Probably won't try to reseal until Sunday or so.. I want to play around with how that all goes back together without rolling the O-ring on the tube. Some test seating with the old plate and tube. Pics include bottom of my valley plate.. it popped up super easywith a long screwdriver and pry point in the rear. Less concerned about the gasket/FIPG step than the tube & O-Rings.

View attachment 4097783View attachment 4097784View attachment 4097785View attachment 4097786View attachment 4097787
Looks pretty clean. How much effort did it take to peel off the old bead? I'm guessing not much.

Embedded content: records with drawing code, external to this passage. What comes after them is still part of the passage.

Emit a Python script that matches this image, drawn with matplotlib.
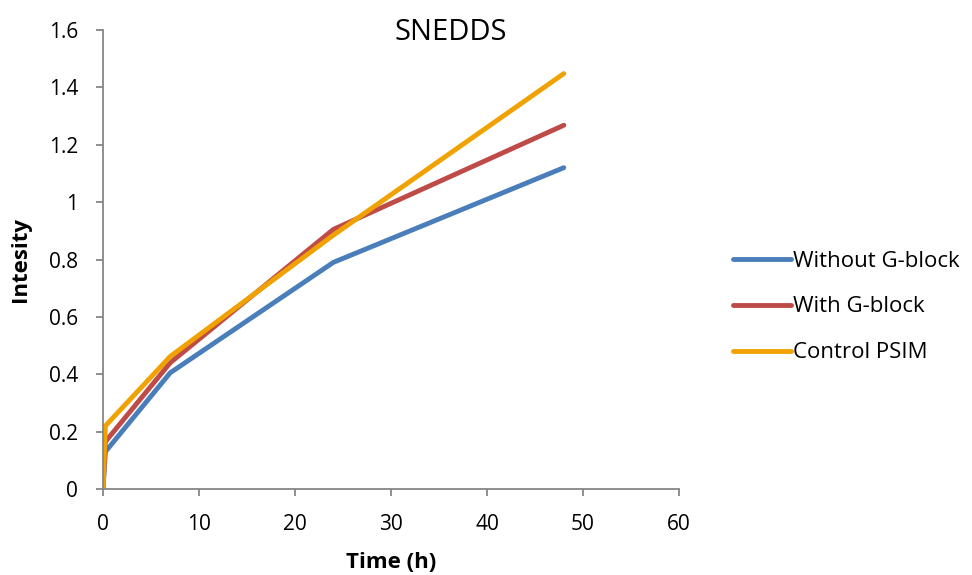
import matplotlib.pyplot as plt
from matplotlib.ticker import FuncFormatter

time_h = [0, 0.25, 7, 24, 48]
without_gblock = [0, 0.13, 0.405, 0.79, 1.12]
with_gblock = [0, 0.165, 0.44, 0.905, 1.268]
control_psim = [0, 0.22, 0.462, 0.885, 1.448]

series = [
    ("Without G-block", without_gblock, "#4A7EBB"),
    ("With G-block", with_gblock, "#BE4B48"),
    ("Control PSIM", control_psim, "#F0A202"),
]

plt.rcParams['font.family'] = ['Open Sans', 'DejaVu Sans']

fig = plt.figure(figsize=(9.72, 5.75), dpi=100)
ax = fig.add_axes([103/972, 1 - 489/575, 576/972, 459/575])

for name, vals, col in series:
    ax.plot(time_h, vals, color=col, lw=3.5, label=name, solid_capstyle='round')

ax.set_xlim(0, 60)
ax.set_ylim(0, 1.6)
ax.set_xticks(range(0, 61, 10))
ax.set_yticks([0, 0.2, 0.4, 0.6, 0.8, 1.0, 1.2, 1.4, 1.6])
ax.yaxis.set_major_formatter(FuncFormatter(lambda v, p: f"{v:g}"))

for s in ['top', 'right']:
    ax.spines[s].set_visible(False)
for s in ['left', 'bottom']:
    ax.spines[s].set_color('#868686')
    ax.spines[s].set_linewidth(1.3)
ax.tick_params(direction='out', length=5, width=1.3, color='#868686',
               labelsize=15)
ax.tick_params(axis='x', pad=13)
ax.tick_params(axis='y', pad=13)

ax.set_xlabel("Time (h)", fontsize=16, fontweight='bold', va='center')
ax.set_ylabel("Intesity", fontsize=16, fontweight='bold', va='center')
ax.xaxis.set_label_coords(0.5, (489 - 563) / 459)
ax.yaxis.set_label_coords((20 - 103) / 576, 0.5)

fig.text(451/972, 1 - 32/575, "SNEDDS", fontsize=21, ha='center', va='center')

leg = fig.legend(loc='center left', bbox_to_anchor=(713/972, 1 - 307/575),
                 frameon=False, fontsize=16, handlelength=2.6,
                 labelspacing=1.12, handletextpad=0.1)

fig.savefig("out.png", dpi=100)
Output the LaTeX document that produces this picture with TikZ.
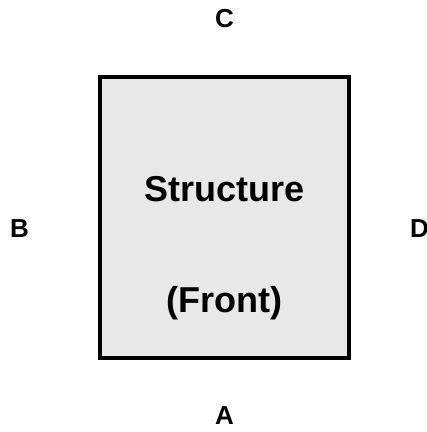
\documentclass[tikz,border=0pt]{standalone}
\usepackage{fontspec}
\setmainfont{Liberation Sans}
\usepackage{tikz}
\definecolor{boxgray}{HTML}{E8E8E8}

\begin{document}
\begin{tikzpicture}[x=1pt,y=1pt,
    side/.style={font=\fontsize{26}{30}\selectfont\bfseries,anchor=base,inner sep=0pt},
    title/.style={font=\fontsize{36}{42}\selectfont\bfseries,anchor=base,inner sep=0pt}]
      \useasboundingbox (0,0) rectangle (427,432);
      \draw[line width=4pt,fill=boxgray] (100,74) rectangle (349,355);
      \node[title] (struct) at (224.5,230) {Structure};
      \node[title] (front) at (224.5,119) {(Front)};

      \node[side] (c) at (224.5,404) {C};
      \node[side] (a) at (224.5,8) {A};
      \node[side,anchor=base west] (b) at (10,194) {B};
      \node[side,anchor=base west] (d) at (410,194) {D};
    \end{tikzpicture}
\end{document}
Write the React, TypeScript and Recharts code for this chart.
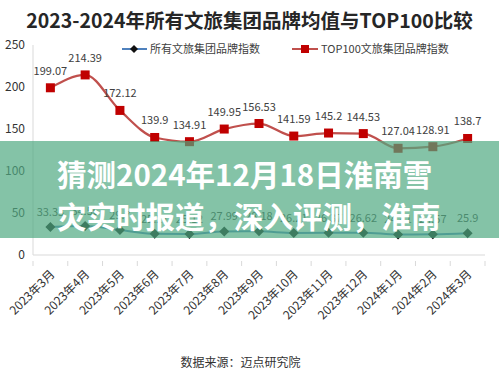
import React from 'react';
import { LineChart, Line, XAxis, YAxis, LabelList } from 'recharts';

const categories = ['2023年3月', '2023年4月', '2023年5月', '2023年6月', '2023年7月', '2023年8月', '2023年9月', '2023年10月', '2023年11月', '2023年12月', '2024年1月', '2024年2月', '2024年3月'];
const top100Index = [199.07, 214.39, 172.12, 139.9, 134.91, 149.95, 156.53, 141.59, 145.2, 144.53, 127.04, 128.91, 138.7];
const allBrandIndex = [33.33, 34.56, 29.7, 25.21, 25.12, 27.99, 28.18, 26.21, 26.37, 26.62, 24.41, 24.57, 25.9];
const yTicks = [0, 50, 100, 150, 200, 250];

const W = 499;
const H = 381;
const M = { top: 45, right: 14, left: 0 };
const Y_W = 33;
const X_H = 126;
const BAND = (W - Y_W - M.right - M.left) / categories.length;

const data = categories.map((c, i) => ({ month: c, all: allBrandIndex[i], top: top100Index[i] }));

const FONT = '"Noto Sans CJK SC", "Noto Sans", sans-serif';

function XTick(props: any) {
  const { x, y, payload, index } = props;
  const idx = index ?? payload?.index ?? 0;
  return (
    <g>
      <line x1={x - BAND / 2} x2={x - BAND / 2} y1={y - 8} y2={y - 3} stroke="#d9d9d9" />
      {idx === categories.length - 1 && (
        <line x1={x + BAND / 2} x2={x + BAND / 2} y1={y - 8} y2={y - 3} stroke="#d9d9d9" />
      )}
      <text
        x={0}
        y={0}
        transform={`translate(${x + 5},${y + 6}) rotate(-45)`}
        textAnchor="end"
        fontSize={12}
        fill="#333"
        fontFamily={FONT}
      >
        {payload.value}
      </text>
    </g>
  );
}

const SquareDot = (p: any) => {
  const { cx, cy, index } = p;
  if (cx == null || cy == null) return <g key={`s${index}`} />;
  return <rect key={`s${index}`} x={cx - 4.5} y={cy - 4.5} width={9} height={9} fill="#C00000" />;
};

const DiamondDot = (p: any) => {
  const { cx, cy, index } = p;
  if (cx == null || cy == null) return <g key={`d${index}`} />;
  const r = 5;
  return (
    <path key={`d${index}`} d={`M${cx},${cy - r} L${cx + r},${cy} L${cx},${cy + r} L${cx - r},${cy} Z`} fill="#111" />
  );
};

export default function App() {
  return (
    <div style={{ position: 'absolute', left: 0, top: 0, width: W, height: H, background: '#fff', fontFamily: FONT, overflow: 'hidden' }}>
      <div style={{ position: 'absolute', left: 0, top: 7, width: W, textAlign: 'center', fontSize: 19.5, fontWeight: 700, color: '#262626', lineHeight: '26px', whiteSpace: 'nowrap' }}>
        2023-2024年所有文旅集团品牌均值与TOP100比较
      </div>
      {/* legend */}
      <svg style={{ position: 'absolute', left: 0, top: 0 }} width={W} height={70}>
        <line x1={122} x2={147} y1={49} y2={49} stroke="#4F81BD" strokeWidth={2} />
        <path d="M134,45 L138,49 L134,53 L130,49 Z" fill="#111" />
        <text x={150} y={53} fontSize={11} fill="#404040" fontFamily={FONT}>所有文旅集团品牌指数</text>
        <line x1={292} x2={318} y1={49} y2={49} stroke="#C0504D" strokeWidth={2} />
        <rect x={301} y={45} width={8} height={8} fill="#C00000" />
        <text x={321} y={53} fontSize={11} fill="#404040" fontFamily={FONT}>TOP100文旅集团品牌指数</text>
      </svg>
      <div style={{ position: 'absolute', left: 0, top: 0 }}>
        <LineChart width={W} height={H} data={data} margin={{ top: M.top, right: M.right, left: M.left, bottom: 0 }} style={{ fontFamily: FONT }}>
          <XAxis
            dataKey="month"
            scale="band"
            interval={0}
            height={X_H}
            tickLine={false}
            axisLine={{ stroke: '#d9d9d9' }}
            tick={<XTick />}
            tickMargin={8}
          />
          <YAxis
            width={Y_W}
            domain={[0, 250]}
            ticks={yTicks}
            interval={0}
            tickLine={false}
            axisLine={{ stroke: '#d9d9d9' }}
            tick={{ fill: '#333', fontSize: 12, fontFamily: FONT }}
          />
          <Line dataKey="all" stroke="#4F81BD" strokeWidth={2} dot={DiamondDot} activeDot={false} isAnimationActive={false} type="monotone">
            <LabelList dataKey="all" position="top" offset={11} fill="#404040" fontSize={11} fontFamily={FONT} />
          </Line>
          <Line dataKey="top" stroke="#C0504D" strokeWidth={2.25} dot={SquareDot} activeDot={false} isAnimationActive={false} type="monotone">
            <LabelList dataKey="top" position="top" offset={13} fill="#404040" fontSize={11} fontFamily={FONT} />
          </Line>
        </LineChart>
      </div>
      {/* overlay band */}
      <div style={{ position: 'absolute', left: 0, top: 141, width: W, height: 97, background: 'rgba(80,170,130,0.7)' }} />
      <div style={{ position: 'absolute', left: 57, top: 152, fontSize: 29.5, fontWeight: 700, color: '#fff', lineHeight: '42px', whiteSpace: 'nowrap' }}>
        <div>猜测2024年12月18日淮南雪</div>
        <div>灾实时报道，深入评测，淮南</div>
      </div>
      <div style={{ position: 'absolute', left: 0, top: 354, width: W - 18, textAlign: 'center', fontSize: 12, color: '#333', lineHeight: '16px' }}>
        数据来源：迈点研究院
      </div>
    </div>
  );
}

You can check the o-rings after FIPG cure but before reassembling everything. You just have to close up the drains and get creative with the coolant lines that are open. You'll know within seconds of adding coolant if that o-ring isn't seated nicely.
 
Actually.. I didn’t peel anything.. it all came off with the valley plate.. you can see the small bead around the interior of plate in pics above. I still need to clean the surface on the engine side but there really isn’t much there. I guess I’m surprised it lasted this long.

Good tip.. I had wondered about testing for leaks before re-assembling everything. I’ll need to look at what I will need to minimally hook up and then pinch off the rest of the hoses.

I’m planning on pipe in engine first unless someone thinks that’s a bad idea… I need to go through and review torque specs on areas that matter.



 
Last edited:
Man @Acrad - that's not bad at all. No cotton candy anywhere that I can see. Unfortunately taking it all apart is the only way to really see the damage.